Have been in the hunt for a good basic paint program for linux for so long. I’m running a Ubuntu Feisty Fawn (amd64) box (yeah, yeah I didn’t upgrade to Gutsy because it sneaked up too quickly onto me and the impending loom of LTS goodness of Hardy was also there). Have been suggested various things so far like GPaint, Kolourpaint, tuxpaint etc but none of them cuts it.
Don’t get me wrong, I love GIMP but its an overkill when I have to go through 2 menus, a dialogue box and several clicks, just to make a silly rectangle, but I don’t hold anything against it cuz afterall its an “Image Manipulation” program, not a painting one.
So, what do you use/recommend when you have to draw a few basic shapes, connect them through lines and arrows, put in a mashup of few silly pics and colorize it a bit with basic effects? And are there any gnome native ones or do I ultimately have to give in to install KDE dependencies?
[tags]Linux, Ubuntu, gnome, KDE, paint, Feisty, Gutsy, Hardy, gpaint, kolourpaint, tuxpaint, GIMP, draw, paint[/tags]


You can try searching for some GIMP scripts for drawing lines etc..
Thanks Aron, I’ve already gone down that path. But it still seemed a bit too complex and unintuitive for a simple thing like drawing boxes, lines and arrows.
BTW I tried out the Open Office “drawing” tool.
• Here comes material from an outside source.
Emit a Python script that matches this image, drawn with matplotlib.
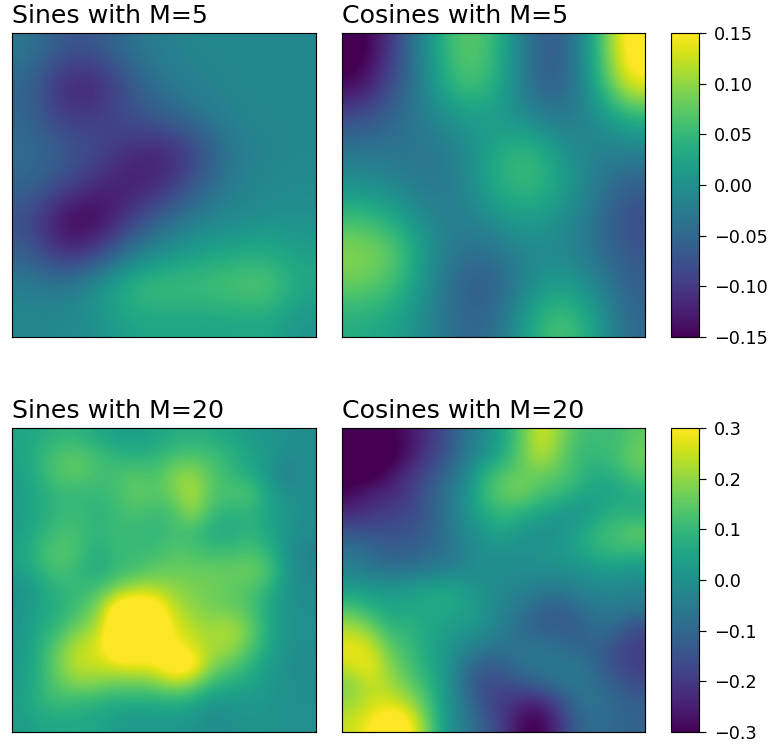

But the problem is that if you export to jpg/png etc then it exports only the content that you drew within it and not any other external images that you might have pasted in.
I’m currently experimenting with Inkscape and Corel.
Please let me know when you find one. I’m looking for the same for the same reasons.
@Cooper/BA: See this post:
http://tech.shantanugoel.com/2008/04/28/windows-app-alternatives-for-linux-mspaint.html
maybe mtPaint is right for you
http://mtpaint.sourceforge.net/
Thanks Zoggeth, btw i found out abt mtpaint as well sometime ago and instantly liked it..even made a post about it…see the comment no. 6
I like kolorpaint a lot. more featurefull than the mtpaint, mspaint etc. but just as easy to use.
Inkscape all the way.
It took me a little while to get used to it, but after I got the hang of it, I’ll do graphics in Inkscape whenever I have a choice. I even did all the drawings for my MS thesis with it and they looked great.